I think that city people may be proud, sunburned pioneers for this latest big thing. The spots are selling out. There’s already a waiting list. So this is one of those things like a build-able plot of land out here, a cabana at East Hampton Main Beach, a box seat at Guild Hall or a membership in the Southampton Beach Club, all of which are rare and something to brag about—in Bonac.

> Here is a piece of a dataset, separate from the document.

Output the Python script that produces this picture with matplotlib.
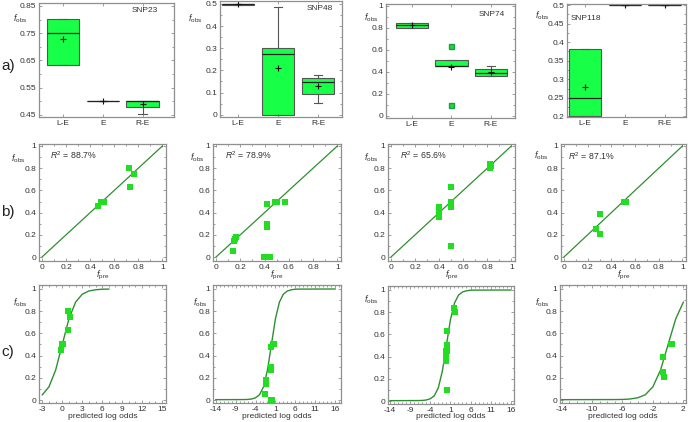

At home, serve your oysters raw with red sauce to be slurped down. Or cook them up all sorts of ways to serve your family while you look out at the clean bays and harbors that surround you. Offer them raw as an appetizer, on ice, in fancy drinks such as Oyster Shooters, or as Fried Oysters with Tartar Sauce, Creamy Oyster Bouillabaisse, Oyster Pan Roast, Oyster Stew, Oyster Bisque, Oysters Rockefeller or Oyster Chowder. Become a four-star Michelin oyster chef and Zagat honoree. And buy the matching chef’s hat and apron emblazoned with OYSTER HAMPTON. Write a best-selling oyster cookbook.

Oyster chowder
Who doesn’t love chowder? Photo: iStock

John Howard Payne, the former owner of Home Sweet Home, the 17th century saltbox on Main Street in East Hampton, was also famous for penning that tune of the same name. Here is his recipe for Oyster Chowder, from the Town of East Hampton website.

1 quart oysters
3 cups milk
2 cups cream
1 cup water
1 cup thick cream
1 bouquet garni
¼ teaspoon ground cloves
¼ teaspoon onion juice
1 blade mace
1 tablespoon creamed butter
2 tablespoon parsley, minced
2 thyme leaves

Parboil the oysters in their liquor, drain. Let liquor stand a while, then pour it slowly into a double boiler, and add the milk, thin cream, water, thick cream, the bouquet garni, thyme, clove onion juice, mace. Bring just to a boil then strain. Separate the soft parts of the oyster. Chop the hard parts and add to the liquid and bing just to the boil again. Add the soft parts of the chopped oysters just before serving, and the creamed butter and the parsley. Pour into soup plates and serve with water crackers.